■ **PROBLEM TO SOLVE**:
Can you set down, exactly as they appear below, the lines from the opening of the material through the one bearing "bloqueado para\\Solicitação 2.", minus the pictures?

■ **RECORDED INFORMATION**:
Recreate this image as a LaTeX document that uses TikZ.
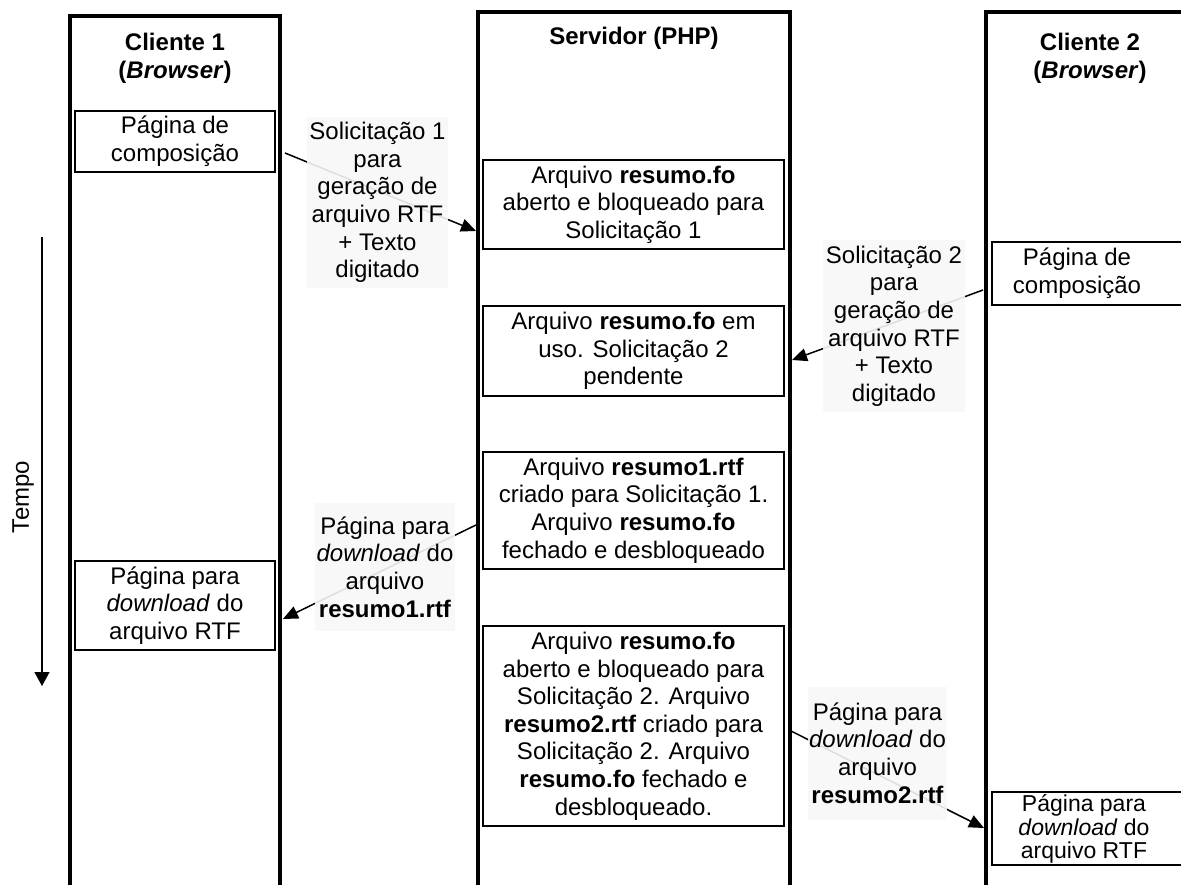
\documentclass[tikz,border=0pt]{standalone}
\usepackage{fontspec}
\setmainfont{Liberation Sans}
\usetikzlibrary{arrows.meta}
\begin{document}
\begin{tikzpicture}[x=1pt,y=-1pt,
  every node/.style={inner sep=0pt, align=center, font=\fontsize{24}{27.6}\selectfont},
  lane/.style={line width=3.5pt},
  box/.style={draw, line width=2pt},
  title/.style={font=\fontsize{24}{27.6}\selectfont\bfseries},
  lbl/.style={fill=black!3, fill opacity=0.9, text opacity=1},
  msg/.style={line width=1.5pt, -{Triangle[length=15pt,width=13pt]}}]
\useasboundingbox (0,0) rectangle (1181,885);
\clip (0,0) rectangle (1181,885);

% swimlanes
\draw[lane] (70,890) -- (70,16) -- (280,16) -- (280,890);
\draw[lane] (478,890) -- (478,12) -- (790,12) -- (790,890);
\draw[lane] (986,890) -- (986,12) -- (1210,12) -- (1210,890);

\node[title] (t1) at (175,58) {Cliente 1\\(\textit{Browser})};
\node[title] (t2) at (634,38) {Servidor (PHP)};
\node[title] (t3) at (1090,58) {Cliente 2\\(\textit{Browser})};

% time axis
\coordinate (ta) at (42,237);
\coordinate (tb) at (42,686);
\draw[line width=1.5pt, -{Triangle[length=14pt,width=15pt]}] (ta) -- (tb);
\node[rotate=90] (tempo) at (23,497) {Tempo};

% client 1 boxes
\node[box, minimum width=200pt, minimum height=61pt] (c1a) at (175,141.5) {Página de\\composição};
\node[box, minimum width=200pt, minimum height=89pt] (c1b) at (175,605.5) {Página para\\\textit{download} do\\arquivo RTF};

% server boxes
\node[box, minimum width=301pt, minimum height=89pt] (s1) at (633.5,204.5)
  {Arquivo \textbf{resumo.fo}\\aberto e bloqueado para\\Solicitação 1};
\node[box, minimum width=301pt, minimum height=90pt] (s2) at (633.5,351)
  {Arquivo \textbf{resumo.fo} em\\uso. Solicitação 2\\pendente};
\node[box, minimum width=301pt, minimum height=117pt] (s3) at (633.5,510.5)
  {Arquivo \textbf{resumo1.rtf}\\criado para Solicitação 1.\\Arquivo \textbf{resumo.fo}\\fechado e desbloqueado};
\node[box, minimum width=301pt, minimum height=200pt] (s4) at (633.5,726)
  {Arquivo \textbf{resumo.fo}\\aberto e bloqueado para\\Solicitação 2. Arquivo\\\textbf{resumo2.rtf} criado para\\Solicitação 2. Arquivo\\\textbf{resumo.fo} fechado e\\desbloqueado.};

% client 2 boxes
\node[box, minimum width=210pt, minimum height=63pt] (c2a) at (1097,273.5) {};
\node (c2at) at (1077,273.5) {Página de\\composição};
\node[box, minimum width=210pt, minimum height=73pt] (c2b) at (1097,828.5) {};
\node[font=\fontsize{23}{23.5}\selectfont] (c2bt) at (1084,829) {Página para\\\textit{download} do\\arquivo RTF};

% message end points
\coordinate (a1s) at (285,153);
\coordinate (a1e) at (476,231);
\coordinate (a2s) at (983,290);
\coordinate (a2e) at (792,360);
\coordinate (a3s) at (476,525);
\coordinate (a3e) at (283,619);
\coordinate (a4s) at (789,730);
\coordinate (a4e) at (984,828);

\draw[msg] (a1s) -- (a1e);
\draw[msg] (a2s) -- (a2e);
\draw[msg] (a3s) -- (a3e);
\draw[msg] (a4s) -- (a4e);

% message labels
\node[lbl, minimum width=141pt, minimum height=171pt] (m1) at (377.5,202.5)
  {Solicitação 1\\para\\geração de\\arquivo RTF\\+ Texto\\digitado};
\node[lbl, minimum width=142pt, minimum height=172pt] (m2) at (894,326)
  {Solicitação 2\\para\\geração de\\arquivo RTF\\+ Texto\\digitado};
\node[lbl, minimum width=140pt, minimum height=128pt] (m3) at (385,567)
  {Página para\\\textit{download} do\\arquivo\\\textbf{resumo1.rtf}};
\node[lbl, minimum width=139pt, minimum height=133pt] (m4) at (877.5,753)
  {Página para\\\textit{download} do\\arquivo\\\textbf{resumo2.rtf}};
\end{tikzpicture}
\end{document}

■ **OUTPUT FOR THIS EXERCISE**:
Recreate this image as a LaTeX document that uses TikZ.
\documentclass[tikz,border=0pt]{standalone}
\usepackage{fontspec}
\setmainfont{Liberation Sans}
\usetikzlibrary{arrows.meta}
\begin{document}
\begin{tikzpicture}[x=1pt,y=-1pt,
  every node/.style={inner sep=0pt, align=center, font=\fontsize{24}{27.6}\selectfont},
  lane/.style={line width=3.5pt},
  box/.style={draw, line width=2pt},
  title/.style={font=\fontsize{24}{27.6}\selectfont\bfseries},
  lbl/.style={fill=black!3, fill opacity=0.9, text opacity=1},
  msg/.style={line width=1.5pt, -{Triangle[length=15pt,width=13pt]}}]
\useasboundingbox (0,0) rectangle (1181,885);
\clip (0,0) rectangle (1181,885);

% swimlanes
\draw[lane] (70,890) -- (70,16) -- (280,16) -- (280,890);
\draw[lane] (478,890) -- (478,12) -- (790,12) -- (790,890);
\draw[lane] (986,890) -- (986,12) -- (1210,12) -- (1210,890);

\node[title] (t1) at (175,58) {Cliente 1\\(\textit{Browser})};
\node[title] (t2) at (634,38) {Servidor (PHP)};
\node[title] (t3) at (1090,58) {Cliente 2\\(\textit{Browser})};

% time axis
\coordinate (ta) at (42,237);
\coordinate (tb) at (42,686);
\draw[line width=1.5pt, -{Triangle[length=14pt,width=15pt]}] (ta) -- (tb);
\node[rotate=90] (tempo) at (23,497) {Tempo};

% client 1 boxes
\node[box, minimum width=200pt, minimum height=61pt] (c1a) at (175,141.5) {Página de\\composição};
\node[box, minimum width=200pt, minimum height=89pt] (c1b) at (175,605.5) {Página para\\\textit{download} do\\arquivo RTF};

% server boxes
\node[box, minimum width=301pt, minimum height=89pt] (s1) at (633.5,204.5)
  {Arquivo \textbf{resumo.fo}\\aberto e bloqueado para\\Solicitação 1};
\node[box, minimum width=301pt, minimum height=90pt] (s2) at (633.5,351)
  {Arquivo \textbf{resumo.fo} em\\uso. Solicitação 2\\pendente};
\node[box, minimum width=301pt, minimum height=117pt] (s3) at (633.5,510.5)
  {Arquivo \textbf{resumo1.rtf}\\criado para Solicitação 1.\\Arquivo \textbf{resumo.fo}\\fechado e desbloqueado};
\node[box, minimum width=301pt, minimum height=200pt] (s4) at (633.5,726)
  {Arquivo \textbf{resumo.fo}\\aberto e bloqueado para\\Solicitação 2. Arquivo\\\textbf{resumo2.rtf} criado para\\Solicitação 2. Arquivo\\\textbf{resumo.fo} fechado e\\desbloqueado.};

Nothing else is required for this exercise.